La liste des produits chimiques est encore longue

Le processus de traitement du bois – par trempage ou par pulvérisation à haute pression en autoclave – est aujourd’hui obligatoire afin d’éviter les dégâts dus aux champignons, aux insectes et à l’humidité, et pour ralentir la combustion en cas d’incendie. Si, par le passé, certains traitements étaient naturels (cire d’abeille, huile de lin, colophane…) ou dépendaient de techniques propres comme le séchage ou la rétification (procédé de traitement thermique), la plupart font aujourd’hui intervenir des produits chimiques et toxiques pour la santé humaine. L’avènement de l’industrie chimique dans la seconde moitié du XXe siècle n’y est évidemment pas étranger. Et aujourd’hui, les intoxications par les artisans, les ouvriers professionnels ou les simples bricoleurs du dimanche ne sont pas rares, plusieurs pesticides contenant encore des métaux lourds (chrome, arsenic, cuivre, plomb…).

La prise de conscience des autorités et des industriels est finalement assez récente. En 2000, la Commission européenne a poussé les industriels à réduire l’utilisation du principal accusé, l’arsenic : « Quelle que soit sa classification (déchet dangereux ou non dangereux), le bois imprégné ne peut être recouvert ou éliminé qu’en conformité avec les dispositions de l’article 4 de la directive 75/442/CEE, c’est-à-dire sans mettre en danger la santé de l’homme et sans porter préjudice à l’environnement, et notamment sans créer de risque pour l’eau, l’air ou le sol, ni pour la flore et la faune, sans provoquer d’incommodités par le bruit ou les odeurs et sans porter atteinte aux sites et aux paysages. » En France, la réglementation sur les traitements locaux a dressé une liste d’interdiction complète, outre la créosote : distillats de goudron ou de houilles, huiles de naphtalène, fractions acénaphtalènes, huiles anthracéniques, phénols de goudrons, pentachlorophénol ou hexachlorobenzène…

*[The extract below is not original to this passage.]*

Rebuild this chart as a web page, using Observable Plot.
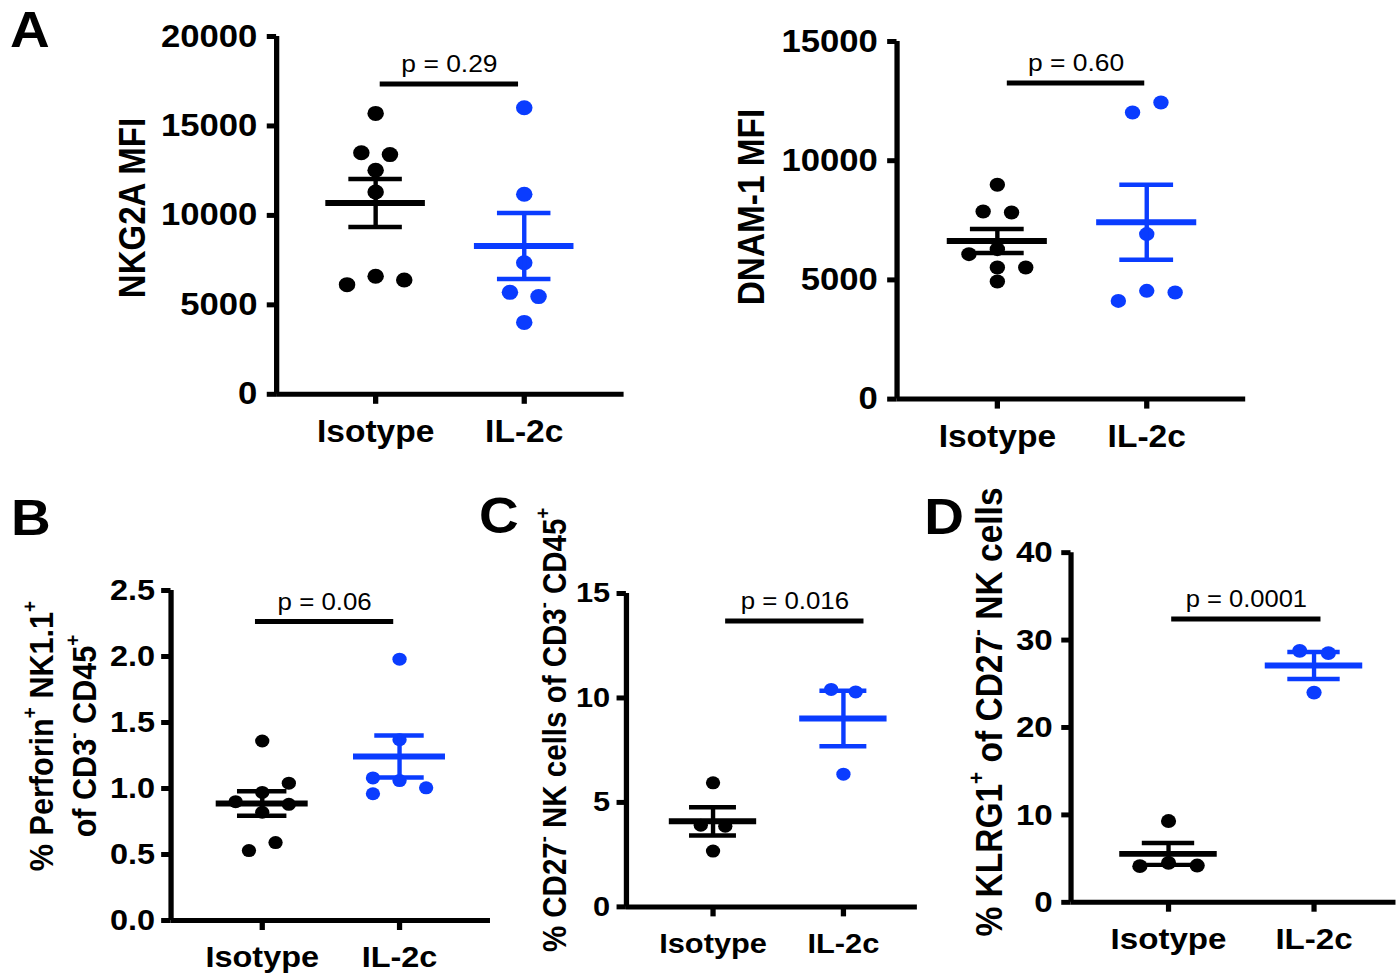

Parmi tous ces produits que l’industrie chimique écoule auprès de l’industrie du bois, ce sont encore les dérivés de l’arsenic qui posent le plus de problèmes. Interdit depuis les années 90 dans presque tous les pays européens car considéré comme extrêmement toxique, l’arséniate de cuivre chromé se retrouve encore dans des bois traités. Des pays producteurs de ce produit, comme la Grande-Bretagne, ont même vendu des stocks importants à des pays africains (ex : 200 tonnes vers l’Ethiopie en 2002). En 2004, la France a quant à elle interdit l’utilisation de l’arsenic et de ses dérivés pour le traitement du bois, tout en octroyant de nombreuses dérogations. Sur la liste de ces produits se retrouvent l’arséniate de cuivre ammoniacal (ACA, toxique pour l’environnement et non biodégradable), l’arséniate de zinc ammoniacal (solvant), l’éthyloamine de cuivre (toxique pour le milieu marin) … L’industrie chimique doit pouvoir proposer aujourd’hui des produits alternatifs à ces produits interdits. Le borate de sodium a, par exemple, été introduit pour pallier l’utilisation de l’ACA, mais présente des propriétés utiles uniquement pour des bois non exposés aux intempéries, et ne convient donc pas à toutes les pièces de bois de construction.

Le respect des normes antifongiques, insecticides et ignifuges est un véritable casse-tête pour les fabricants, entre sécurité et toxicité pour l’être humain. L’industrie du bois est aujourd’hui tributaire des interdictions toujours plus nombreuses en ce qui concerne les traitements, et donc des produits mis au point par l’industrie chimique.